__THE REQUEST__
Spot each line that carries the word "this"; copy those lines.
[START]
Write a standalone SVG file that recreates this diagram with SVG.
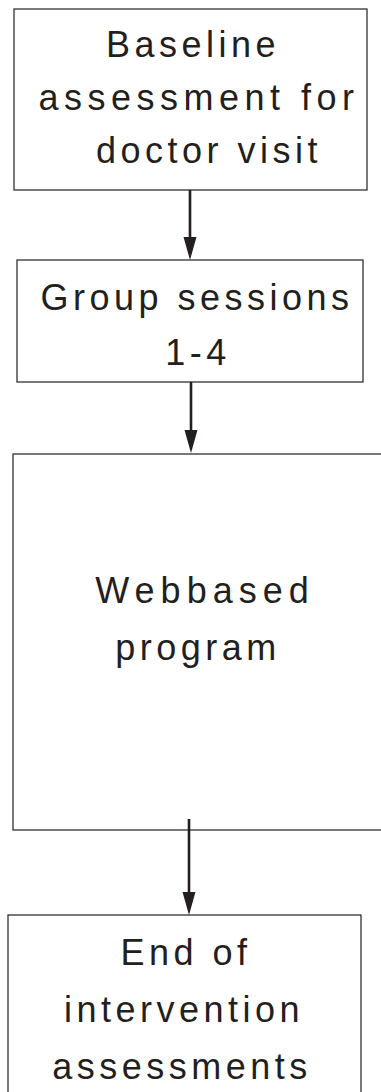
<svg xmlns="http://www.w3.org/2000/svg" width="381" height="1092" viewBox="0 0 381 1092">
<defs>
<style>
.box{fill:#fff;stroke:#231f20;stroke-width:1.2}
.t{font-family:"Liberation Sans",Arial,sans-serif;font-size:36px;fill:#231f20;letter-spacing:4.5px;text-anchor:middle}
.c{stroke:#231f20;stroke-width:2.6;fill:none}
.h{fill:#231f20}
</style>
</defs>
<rect width="381" height="1092" fill="#fff"/>
<g id="n1">
<rect class="box" x="14" y="9" width="353" height="181"/>
<text class="t" x="193" y="57">Baseline</text>
<text class="t" x="199" y="110" style="letter-spacing:5.5px">assessment for</text>
<text class="t" x="209" y="163">doctor visit</text>
</g>
<g id="n2">
<rect class="box" x="17" y="260" width="346" height="122"/>
<text class="t" x="197" y="310">Group sessions</text>
<text class="t" x="198" y="365">1-4</text>
</g>
<g id="n3">
<rect class="box" x="13" y="454" width="380" height="376"/>
<text class="t" x="205" y="603" style="letter-spacing:6px">Webbased</text>
<text class="t" x="198" y="660">program</text>
</g>
<g id="n4">
<rect class="box" x="8" y="915" width="353" height="200"/>
<text class="t" x="186" y="965">End of</text>
<text class="t" x="184" y="1022">intervention</text>
<text class="t" x="182" y="1079">assessments</text>
</g>
<g id="connectors">
<line class="c" x1="190" y1="190" x2="190" y2="240"/>
<path class="h" d="M183.5,237 L196.5,237 L190,260 Z"/>
<line class="c" x1="191" y1="382" x2="191" y2="432"/>
<path class="h" d="M184.5,430 L197.5,430 L191,453 Z"/>
<line class="c" x1="189" y1="819" x2="189" y2="895"/>
<path class="h" d="M182.5,892 L195.5,892 L189,915 Z"/>
</g>
</svg>
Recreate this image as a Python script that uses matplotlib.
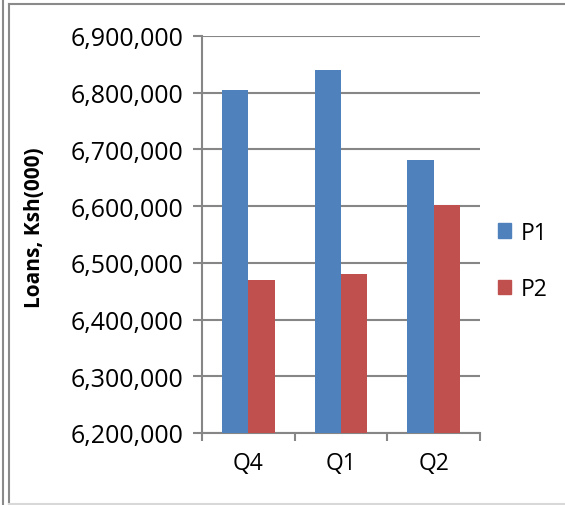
import matplotlib
matplotlib.use("Agg")
import matplotlib.pyplot as plt
from matplotlib.lines import Line2D
from matplotlib.patches import Patch
import numpy as np

categories = ["Q4", "Q1", "Q2"]
p1_values = [6805000, 6840000, 6680500]
p2_values = [6470000, 6481000, 6602000]
series_names = ["P1", "P2"]
y_ticks = [6200000, 6300000, 6400000, 6500000, 6600000, 6700000, 6800000, 6900000]

plt.rcParams['font.family'] = ['Open Sans', 'DejaVu Sans']

W, H = 565, 506
fig = plt.figure(figsize=(W/100, H/100), dpi=100)
ax = fig.add_axes([202/W, 1-434/H, (480-202)/W, (434-37)/H])

blue = "#4F81BD"
red = "#C0504D"
grid_c = "#868686"

x = np.arange(len(categories))
bw = 0.285
ax.bar(x - bw/2, p1_values, width=bw, color=blue, zorder=3, label=series_names[0])
ax.bar(x + bw/2, p2_values, width=bw, color=red, zorder=3, label=series_names[1])

ax.set_xlim(-0.5, len(categories) - 0.5)
ax.set_ylim(y_ticks[0], y_ticks[-1])
ax.set_yticks(y_ticks)
ax.set_yticklabels([f"{v:,}" for v in y_ticks], fontsize=18)
ax.yaxis.grid(True, color=grid_c, linewidth=1.5, zorder=0)
ax.tick_params(axis='y', length=6.5, width=1.5, color=grid_c, pad=7)

ax.set_xticks(np.arange(-0.5, len(categories)), minor=False)
ax.set_xticklabels([])
ax.tick_params(axis='x', which='major', length=5.5, width=1.5, color=grid_c)
ax.set_xticks(x, minor=True)
ax.set_xticklabels(categories, minor=True, fontsize=16.5)
ax.tick_params(axis='x', which='minor', length=0, pad=13)

for s in ['top', 'right']:
    ax.spines[s].set_visible(False)
for s in ['left', 'bottom']:
    ax.spines[s].set_color(grid_c)
    ax.spines[s].set_linewidth(1.5)

ax.set_ylabel("Loans, Ksh(000)", fontsize=15, fontweight='bold')
ax.yaxis.set_label_coords((45 - 202) / 278, 0.52)

handles = [Patch(color=blue), Patch(color=red)]
fig.legend(handles, series_names, loc='center left', bbox_to_anchor=(477/W, 1-262/H),
           frameon=False, fontsize=16.5, handlelength=0.6, handleheight=0.6,
           handletextpad=0.4, labelspacing=1.42)

# frame lines
fc = "#8a8a8a"
fig.add_artist(Line2D([2.5/W, 2.5/W], [0, 1], color=fc, lw=1.5, transform=fig.transFigure))
fig.add_artist(Line2D([8.5/W, 8.5/W], [0, 1-4.5/H], color=fc, lw=1.5, transform=fig.transFigure))
fig.add_artist(Line2D([8.5/W, 1], [1-4.5/H, 1-4.5/H], color=fc, lw=1.5, transform=fig.transFigure))
fig.add_artist(Line2D([8.5/W, 1], [1.5/H, 1.5/H], color="#d8d8d8", lw=1.5, transform=fig.transFigure))

fig.savefig("out.png", dpi=100)
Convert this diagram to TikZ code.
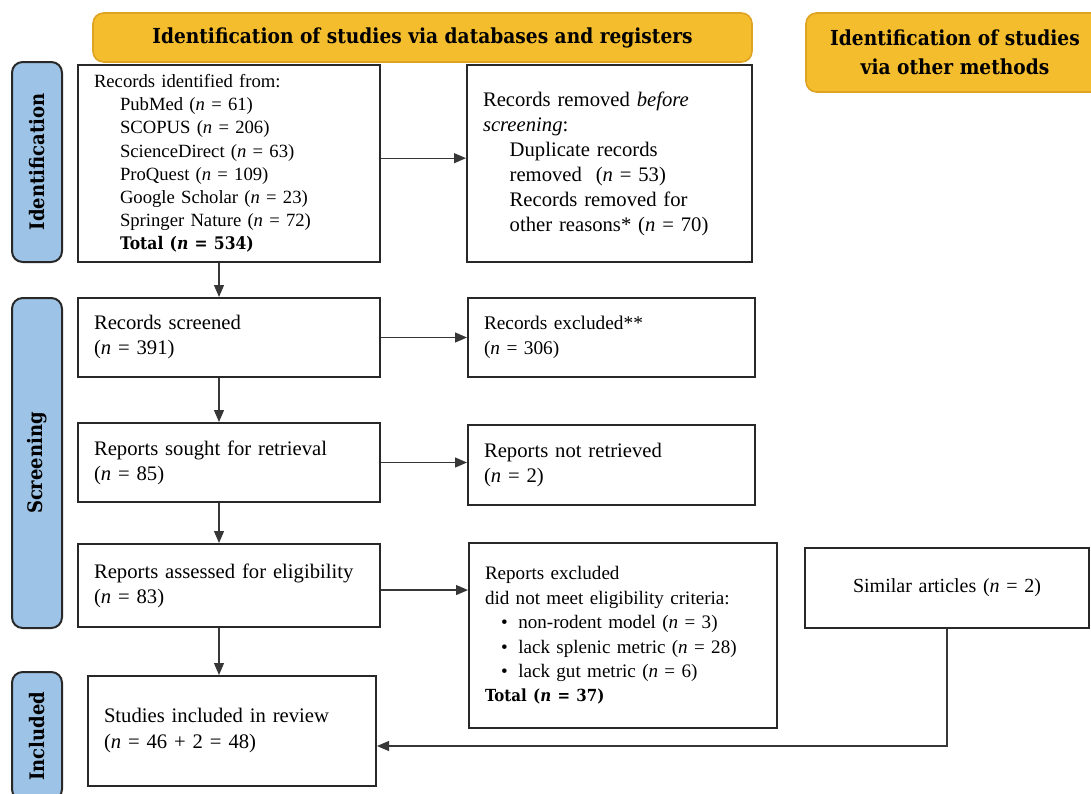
\documentclass[tikz,border=0pt]{standalone}
\usepackage{fontspec}
\setmainfont{Liberation Serif}
\newfontfamily\slab{DejaVu Serif}[FakeStretch=0.9]
\usetikzlibrary{arrows.meta}
\def\PX{0.75pt}
\definecolor{hdr}{RGB}{244,189,45}
\definecolor{hdrb}{RGB}{222,163,35}
\definecolor{side}{RGB}{157,195,230}
\definecolor{ink}{RGB}{40,40,40}
\definecolor{arrc}{RGB}{55,55,55}
\begin{document}
\begin{tikzpicture}[x=0.75pt,y=-0.75pt,
 box/.style={draw=ink, line width=1.5pt, fill=white, align=left, inner xsep=12pt, inner ysep=0pt, font=\fontsize{15.5}{18.75}\selectfont, anchor=center},
 hdrbox/.style={draw=hdrb, line width=1.2pt, fill=hdr, rounded corners=8pt, align=center, inner sep=0pt, font=\slab\bfseries\fontsize{15.5}{22}\selectfont},
 sidebox/.style={draw=ink, line width=1.5pt, fill=side, rounded corners=8pt, inner sep=0pt, font=\slab\bfseries\fontsize{15}{17}\selectfont, rotate=90},
 arr/.style={draw=arrc, line width=0.9pt, -{Triangle[length=9pt,width=7.5pt]}}]
\useasboundingbox (0,0) rectangle (1091,793);

% headers
\node[hdrbox, minimum width=659*\PX, minimum height=49*\PX] (h1) at (422.5,37.5) {Identification of studies via databases and registers};
\node[hdrbox, minimum width=298*\PX, minimum height=79*\PX] (h2) at (955,52.5) {Identification of studies\\via other methods};

% side bars
\node[sidebox, minimum width=200*\PX, minimum height=50*\PX] (s1) at (37,162) {Identification};
\node[sidebox, minimum width=330*\PX, minimum height=50*\PX] (s2) at (37,463) {Screening};
\node[sidebox, minimum width=128*\PX, minimum height=50*\PX] (s3) at (37,736) {Included};

% boxes
\node[box, font=\fontsize{14}{17.4}\selectfont, minimum width=302*\PX, minimum height=197*\PX, text width=270*\PX] (b1) at (229,163.5)
 {Records identified from:\\
  \hspace*{19.5pt}PubMed (\textit{n} = 61)\\
  \hspace*{19.5pt}SCOPUS (\textit{n} = 206)\\
  \hspace*{19.5pt}ScienceDirect (\textit{n} = 63)\\
  \hspace*{19.5pt}ProQuest (\textit{n} = 109)\\
  \hspace*{19.5pt}Google Scholar (\textit{n} = 23)\\
  \hspace*{19.5pt}Springer Nature (\textit{n} = 72)\\
  \hspace*{19.5pt}{\slab\bfseries\fontsize{13}{17.4}\selectfont Total (\textit{n} = 534)}};
\node[box, minimum width=285*\PX, minimum height=197*\PX, text width=253*\PX] (b2) at (609.5,163.5)
 {Records removed \textit{before}\\
  \textit{screening}:\\
  \hspace*{20pt}Duplicate records\\
  \hspace*{20pt}removed~~(\textit{n} = 53)\\
  \hspace*{20pt}Records removed for\\
  \hspace*{20pt}other reasons* (\textit{n} = 70)};
\node[box, minimum width=302*\PX, minimum height=79*\PX, text width=270*\PX] (b3) at (229,337.5)
 {Records screened\\(\textit{n} = 391)};
\node[box, font=\fontsize{14.5}{18.75}\selectfont, minimum width=287*\PX, minimum height=79*\PX, text width=255*\PX] (b4) at (611.5,337.5)
 {Records excluded**\\(\textit{n} = 306)};
\node[box, minimum width=302*\PX, minimum height=79*\PX, text width=270*\PX] (b5) at (229,462.5)
 {Reports sought for retrieval\\(\textit{n} = 85)};
\node[box, minimum width=287*\PX, minimum height=80*\PX, text width=255*\PX] (b6) at (611.5,465)
 {Reports not retrieved\\(\textit{n} = 2)};
\node[box, minimum width=302*\PX, minimum height=83*\PX, text width=270*\PX] (b7) at (229,585.5)
 {Reports assessed for eligibility\\(\textit{n} = 83)};
\node[box, font=\fontsize{14.3}{18.3}\selectfont, minimum width=308*\PX, minimum height=185*\PX, text width=276*\PX] (b8) at (623,635.5)
 {Reports excluded\\
  did not meet eligibility criteria:\\
  \hspace*{12pt}\textbullet\hspace{8pt}non-rodent model (\textit{n} = 3)\\
  \hspace*{12pt}\textbullet\hspace{8pt}lack splenic metric (\textit{n} = 28)\\
  \hspace*{12pt}\textbullet\hspace{8pt}lack gut metric (\textit{n} = 6)\\
  {\slab\bfseries\fontsize{12.5}{18.3}\selectfont Total (\textit{n} = 37)}};
\node[box, align=center, font=\fontsize{15}{18.75}\selectfont, minimum width=284*\PX, minimum height=80*\PX, text width=252*\PX] (b9) at (947,588)
 {Similar articles (\textit{n} = 2)};
\node[box, font=\fontsize{15.5}{19.5}\selectfont, minimum width=286*\PX, minimum height=110*\PX, text width=256*\PX] (b10) at (232,731)
 {Studies included in review\\(\textit{n} = 46 + 2 = 48)};

% connectors
\draw[arr] ([yshift=4pt]b1.east) -- ([yshift=4pt]b1.east -| b2.west);
\draw[arr] ([xshift=-7.5pt]b1.south) -- ([xshift=-7.5pt]b1.south |- b3.north);
\draw[arr] (b3.east) -- (b3.east -| b4.west);
\draw[arr] ([xshift=-7.5pt]b3.south) -- ([xshift=-7.5pt]b3.south |- b5.north);
\draw[arr] (b5.east) -- (b5.east -| b6.west);
\draw[arr] ([xshift=-7.5pt]b5.south) -- ([xshift=-7.5pt]b5.south |- b7.north);
\draw[arr] ([yshift=-3.4pt]b7.east) -- ([yshift=-3.4pt]b7.east -| b8.west);
\draw[arr] ([xshift=-7.5pt]b7.south) -- ([xshift=-7.5pt]b7.south |- b10.north);
\draw[arr] (b9.south) |- ([yshift=-11.25pt]b10.east);
\end{tikzpicture}
\end{document}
[END]
__RESPONSE BELOW__
Write a standalone SVG file that recreates this diagram with SVG.
Recreate this image as a Python script that uses matplotlib.
Convert this diagram to TikZ code.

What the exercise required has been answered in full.